Pre-1910

Weston’s first library was well underway by January 1847 when it was briefly mentioned in the British American Cultivator: "We are delighted to learn that the Village of Weston Library is producing happy results in that flourishing neighbourhood, and hope that similar institutions will be organized in every village in the Province, before the lapse of the present winter."

On February 8, 1858, the Weston Mechanics’ Institute was established to provide continuing education and a library for workers.
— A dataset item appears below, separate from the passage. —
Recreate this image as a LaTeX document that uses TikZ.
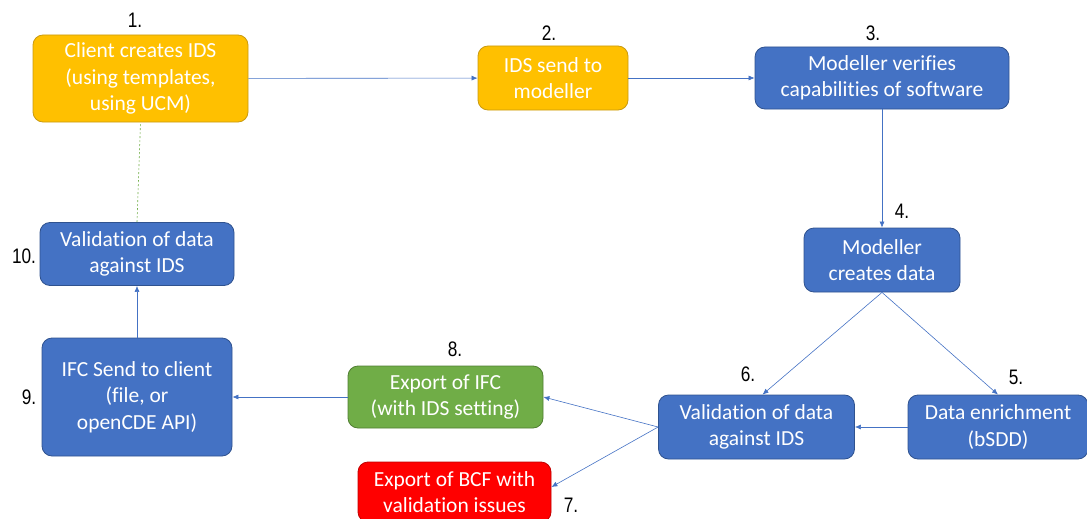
\documentclass[tikz,border=0pt]{standalone}
\usepackage{fontspec}
\setmainfont{Carlito}[Ligatures={NoCommon}]
\newfontfamily\numfont[FakeStretch=0.82]{Liberation Sans}
\usetikzlibrary{arrows.meta}
\definecolor{idsorange}{HTML}{FFC000}
\definecolor{idsorangeline}{HTML}{C99A10}
\definecolor{idsblue}{HTML}{4472C4}
\definecolor{idsblueline}{HTML}{2F528F}
\definecolor{idsgreen}{HTML}{70AD47}
\definecolor{idsgreenline}{HTML}{507E32}
\definecolor{idsred}{HTML}{FF0000}
\definecolor{idsredline}{HTML}{C00000}
\begin{document}
\begin{tikzpicture}[x=1pt,y=-1pt,
    box/.style={draw,rounded corners=10pt,inner sep=0pt,align=center,
        text=white,line width=0.8pt,font=\fontsize{21.5}{26.5}\selectfont},
    orangebox/.style={box,fill=idsorange,draw=idsorangeline},
    bluebox/.style={box,fill=idsblue,draw=idsblueline},
    greenbox/.style={box,fill=idsgreen,draw=idsgreenline},
    redbox/.style={box,fill=idsred,draw=idsredline},
    flow/.style={draw=idsblue,line width=0.6pt,-{Latex[length=6pt,width=5pt]}},
    stepnum/.style={font=\numfont\fontsize{21}{24}\selectfont}]
\useasboundingbox (0,0) rectangle (1087,519);

\node[orangebox,minimum width=215,minimum height=87] (b1) at (140.5,78.5)
    {Client creates IDS\\(using templates,\\using UCM)};
\node[orangebox,minimum width=150,minimum height=64] (b2) at (553,78)
    {IDS send to\\modeller};
\node[bluebox,minimum width=254,minimum height=62] (b3) at (882,78)
    {Modeller verifies\\capabilities of software};
\node[bluebox,minimum width=156,minimum height=64] (b4) at (882,260)
    {Modeller\\creates data};
\node[bluebox,minimum width=180,minimum height=64] (b5) at (998,427)
    {Data enrichment\\(bSDD)};
\node[bluebox,minimum width=196,minimum height=64] (b6) at (756.5,427)
    {Validation of data\\against IDS};
\node[redbox,minimum width=193,minimum height=60] (b7) at (454.5,492)
    {Export of BCF with\\validation issues};
\node[greenbox,minimum width=195,minimum height=62] (b8) at (445.5,397)
    {Export of IFC\\(with IDS setting)};
\node[bluebox,minimum width=190,minimum height=118] (b9) at (137,397)
    {IFC Send to client\\(file, or\\openCDE API)};
\node[bluebox,minimum width=194,minimum height=63] (b10) at (137,254)
    {Validation of data\\against IDS};

\foreach \n/\x/\y in {1/135/20,2/549/33,3/873/33,4/902/211,5/1016/377,
    6/748/374,7/571/505,8/455/349,9/29/397,10/24/256}{
\node[stepnum] (n\n) at (\x,\y) {\n.};
}

\draw[flow] (b1) -- (b2);
\draw[flow] (b2) -- (b3);
\draw[flow] (b3) -- (b4);
\draw[flow] (b4.south) -- ([xshift=6pt]b6.north);
\draw[flow] (b4.south) -- (b5.north);
\draw[flow] (b5) -- (b6);
\draw[flow] (b6.west) -- (b8.east);
\draw[flow] (b6.west) -- ([yshift=5pt]b7.east);
\draw[flow] (b8) -- (b9);
\draw[flow] (b9) -- (b10);
\draw[idsgreen,dash pattern=on 2pt off 2pt,line width=0.6pt] (b10.north) -- (b1.south);

\end{tikzpicture}
\end{document}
The library was located in the Weston Plank Road home of James Cruickshank, Senior (1830-1916), a wagon and carriage maker, who served as Weston’s first librarian.

Weston Mechanics’ Institute disappeared from the public record in the 1860s and did not resurface until the early 1880s when it was included in plans that architect and builder William Tyrrell completed on August 1, 1883 for a “Public Hall and Mechanics’ Institute to be erected in Weston by the Council Thereof” at the southwest corner of today’s Weston Road and Little Avenue. (Tyrrell was also the first reeve of Weston, which was incorporated as a village in 1881). 

In 1884, the Institute opened in a 28- by 15-foot room at the back of the ground floor of Weston Town Hall; it was allocated a second, adjacent room in 1886. A decade later, the Catalogue of books in the library of the Weston Mechanics’ Institute listed 1,744 titles (a huge increase from the library’s collection of 161 books in 1885), and declared that the Library was “Open every Tuesday and Saturday evening from 7 to 9” and the Reading Room “every evening from 7 to 10”.

In 1895, provincial legislation changed Weston Mechanics’ Institute to Weston Public Library. It was a “not free” public library, supported by members’ fees and government grants, but not by the taxes of all local ratepayers. Another Public Library Act in 1909 changed the designation to Weston Public Library Association, but its “not free” status remained.